AGI that is as smart as say a rat would easily qualify as AGI even without language skills.

Intelligence is not limited to what Humans are good at.

Being able to implement all the things human are good at, however, should be able to get us everything that we could do, because anything we could create, it could create too.

AGI that is as smart as say a rat would easily qualify as AGI even without language skills.

Indeed, but while a full language-using AI is ways a way at least, using language is one thing that's at sort-of describable/comprehensible as a goal. A rat is a lot more robust than any human made robot but how? Overall, I keep hearing these "there's intelligence that's totally unlike what we conceive" argument but it seems like computer programs as they exist now either do what a human could do rationally and more quickly (a conventional program) or heuristic duplicate human surface behavior (neural nets). You could sort-of argue for more but it's a bit tenuous. Human behavior is very flexible already (that's the point, right). And assuming AI is hard to create, creating something who properties we to-some-extent understand is more like than creating the wild unknown AI.

Also, "Getting to rat level" might not be the useful path to AGI. If we simply created a rat like thing, we might win the prize of "real AGI" but it would be far less useful than something we could tell what to do the way we tell humans what to do.

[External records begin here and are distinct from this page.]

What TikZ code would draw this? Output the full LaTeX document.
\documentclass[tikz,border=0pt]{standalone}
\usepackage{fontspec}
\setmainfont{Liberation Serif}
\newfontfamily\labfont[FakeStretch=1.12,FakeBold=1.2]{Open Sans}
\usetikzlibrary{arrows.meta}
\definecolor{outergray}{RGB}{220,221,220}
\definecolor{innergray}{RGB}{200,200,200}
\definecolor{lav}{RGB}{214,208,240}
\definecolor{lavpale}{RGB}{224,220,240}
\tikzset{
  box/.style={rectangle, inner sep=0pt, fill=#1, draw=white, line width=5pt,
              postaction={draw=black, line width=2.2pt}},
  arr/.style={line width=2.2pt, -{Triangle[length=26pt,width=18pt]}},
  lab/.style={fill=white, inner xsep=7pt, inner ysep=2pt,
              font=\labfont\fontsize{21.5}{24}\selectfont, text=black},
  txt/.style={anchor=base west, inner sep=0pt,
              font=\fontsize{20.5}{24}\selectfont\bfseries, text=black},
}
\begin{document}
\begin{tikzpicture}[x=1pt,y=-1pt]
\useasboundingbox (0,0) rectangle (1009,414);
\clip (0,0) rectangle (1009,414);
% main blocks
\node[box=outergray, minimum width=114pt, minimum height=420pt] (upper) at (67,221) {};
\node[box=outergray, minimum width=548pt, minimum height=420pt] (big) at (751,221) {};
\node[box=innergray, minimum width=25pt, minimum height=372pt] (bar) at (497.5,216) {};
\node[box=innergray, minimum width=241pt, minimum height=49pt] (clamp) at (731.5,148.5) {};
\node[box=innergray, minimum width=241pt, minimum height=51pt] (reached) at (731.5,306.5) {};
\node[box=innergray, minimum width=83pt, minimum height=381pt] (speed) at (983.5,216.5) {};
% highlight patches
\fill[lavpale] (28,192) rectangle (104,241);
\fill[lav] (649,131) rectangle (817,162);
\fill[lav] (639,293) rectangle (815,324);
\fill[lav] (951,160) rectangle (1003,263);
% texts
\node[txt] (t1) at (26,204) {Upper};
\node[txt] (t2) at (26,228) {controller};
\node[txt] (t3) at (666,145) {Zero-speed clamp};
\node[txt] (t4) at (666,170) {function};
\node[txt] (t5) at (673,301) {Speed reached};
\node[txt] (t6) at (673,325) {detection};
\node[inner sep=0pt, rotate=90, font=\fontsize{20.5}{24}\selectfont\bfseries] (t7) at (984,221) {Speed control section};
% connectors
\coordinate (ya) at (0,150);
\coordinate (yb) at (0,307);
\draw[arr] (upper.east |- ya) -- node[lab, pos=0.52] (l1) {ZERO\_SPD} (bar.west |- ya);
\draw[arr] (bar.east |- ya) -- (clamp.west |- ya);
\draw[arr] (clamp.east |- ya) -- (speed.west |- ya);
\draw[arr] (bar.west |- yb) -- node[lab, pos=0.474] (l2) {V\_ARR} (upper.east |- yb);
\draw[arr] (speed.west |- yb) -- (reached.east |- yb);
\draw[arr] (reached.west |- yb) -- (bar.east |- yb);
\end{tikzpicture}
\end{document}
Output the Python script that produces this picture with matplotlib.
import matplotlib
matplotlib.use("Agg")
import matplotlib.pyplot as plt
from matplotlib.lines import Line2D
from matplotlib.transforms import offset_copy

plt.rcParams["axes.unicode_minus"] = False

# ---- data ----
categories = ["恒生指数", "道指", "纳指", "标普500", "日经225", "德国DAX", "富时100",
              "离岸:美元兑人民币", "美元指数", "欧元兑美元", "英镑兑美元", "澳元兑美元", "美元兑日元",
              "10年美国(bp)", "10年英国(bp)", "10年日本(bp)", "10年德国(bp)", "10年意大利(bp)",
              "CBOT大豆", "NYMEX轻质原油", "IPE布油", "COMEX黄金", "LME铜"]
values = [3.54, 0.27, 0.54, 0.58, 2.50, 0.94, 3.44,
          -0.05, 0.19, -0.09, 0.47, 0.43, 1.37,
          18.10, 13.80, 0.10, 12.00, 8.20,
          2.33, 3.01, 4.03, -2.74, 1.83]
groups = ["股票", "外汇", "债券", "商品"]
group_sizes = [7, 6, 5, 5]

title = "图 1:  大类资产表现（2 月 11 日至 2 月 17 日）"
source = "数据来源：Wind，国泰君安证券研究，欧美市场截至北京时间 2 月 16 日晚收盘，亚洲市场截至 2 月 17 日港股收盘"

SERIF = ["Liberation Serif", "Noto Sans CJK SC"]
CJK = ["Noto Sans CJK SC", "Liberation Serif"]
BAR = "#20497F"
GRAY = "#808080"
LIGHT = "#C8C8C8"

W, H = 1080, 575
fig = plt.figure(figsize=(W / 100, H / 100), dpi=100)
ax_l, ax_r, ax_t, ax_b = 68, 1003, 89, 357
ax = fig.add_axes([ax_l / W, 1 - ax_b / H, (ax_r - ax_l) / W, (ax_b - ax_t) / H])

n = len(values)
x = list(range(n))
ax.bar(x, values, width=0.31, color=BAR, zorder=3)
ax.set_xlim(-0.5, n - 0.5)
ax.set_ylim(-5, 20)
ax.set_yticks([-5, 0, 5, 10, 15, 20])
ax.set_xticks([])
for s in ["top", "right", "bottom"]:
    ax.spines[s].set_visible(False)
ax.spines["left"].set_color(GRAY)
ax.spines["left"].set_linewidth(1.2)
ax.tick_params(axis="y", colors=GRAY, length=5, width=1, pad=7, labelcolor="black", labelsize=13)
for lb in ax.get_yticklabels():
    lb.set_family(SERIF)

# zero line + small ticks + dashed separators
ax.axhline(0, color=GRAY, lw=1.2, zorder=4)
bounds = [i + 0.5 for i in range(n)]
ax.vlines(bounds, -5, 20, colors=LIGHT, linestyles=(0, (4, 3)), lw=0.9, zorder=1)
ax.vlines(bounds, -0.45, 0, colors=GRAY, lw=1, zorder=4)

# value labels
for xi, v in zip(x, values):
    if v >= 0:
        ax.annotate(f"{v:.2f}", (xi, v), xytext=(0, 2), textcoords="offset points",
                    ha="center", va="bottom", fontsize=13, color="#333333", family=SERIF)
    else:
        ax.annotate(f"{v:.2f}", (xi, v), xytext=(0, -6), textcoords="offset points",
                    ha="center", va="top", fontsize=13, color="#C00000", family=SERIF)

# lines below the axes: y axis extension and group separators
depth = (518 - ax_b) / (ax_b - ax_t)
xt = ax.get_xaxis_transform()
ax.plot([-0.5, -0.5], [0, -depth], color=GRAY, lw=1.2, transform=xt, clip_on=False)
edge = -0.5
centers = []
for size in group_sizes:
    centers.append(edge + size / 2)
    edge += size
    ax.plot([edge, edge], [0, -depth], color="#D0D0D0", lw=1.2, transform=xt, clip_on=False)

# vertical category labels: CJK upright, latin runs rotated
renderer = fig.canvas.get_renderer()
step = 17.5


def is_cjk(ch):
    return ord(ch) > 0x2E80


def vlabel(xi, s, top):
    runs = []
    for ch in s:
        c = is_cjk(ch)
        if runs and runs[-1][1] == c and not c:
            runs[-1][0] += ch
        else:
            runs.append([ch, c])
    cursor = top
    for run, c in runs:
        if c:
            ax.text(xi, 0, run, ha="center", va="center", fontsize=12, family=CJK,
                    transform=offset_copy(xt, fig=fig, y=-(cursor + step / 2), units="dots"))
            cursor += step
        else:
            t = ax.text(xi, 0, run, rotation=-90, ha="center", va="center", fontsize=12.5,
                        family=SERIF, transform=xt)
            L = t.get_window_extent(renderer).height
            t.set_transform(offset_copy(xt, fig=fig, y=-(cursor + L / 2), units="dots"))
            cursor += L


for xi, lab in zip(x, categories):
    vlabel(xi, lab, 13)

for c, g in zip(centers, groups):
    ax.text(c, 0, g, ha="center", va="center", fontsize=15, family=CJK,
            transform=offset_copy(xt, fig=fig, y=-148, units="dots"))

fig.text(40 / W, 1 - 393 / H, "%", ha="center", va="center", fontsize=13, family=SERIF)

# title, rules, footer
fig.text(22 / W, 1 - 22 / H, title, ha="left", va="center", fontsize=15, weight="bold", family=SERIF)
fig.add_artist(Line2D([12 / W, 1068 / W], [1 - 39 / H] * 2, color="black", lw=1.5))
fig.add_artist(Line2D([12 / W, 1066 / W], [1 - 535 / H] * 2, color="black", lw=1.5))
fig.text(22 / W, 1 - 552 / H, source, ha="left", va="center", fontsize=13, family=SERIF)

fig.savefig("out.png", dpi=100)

A rat can do something else that a neural net can't - it is a self replicator. Our neural nets don't have self replication or a huge, complex environment and timescale to evolve in. Self replication creates an internal goal for agents: survival. This drives learning. Instead, we just train agents with human-made rewards signals. Even a simple environment, like the Go board, when used for training many generations of agents in self-play, easily leads to super-human intelligence. We don't have the equivalent simulator for the real world environment or care to let loose billions of self replicating AI agents in the real world.
Survival is instrumental to any goal. Not only self replication would create that drive.
Bombs don’t need to survive to be useful.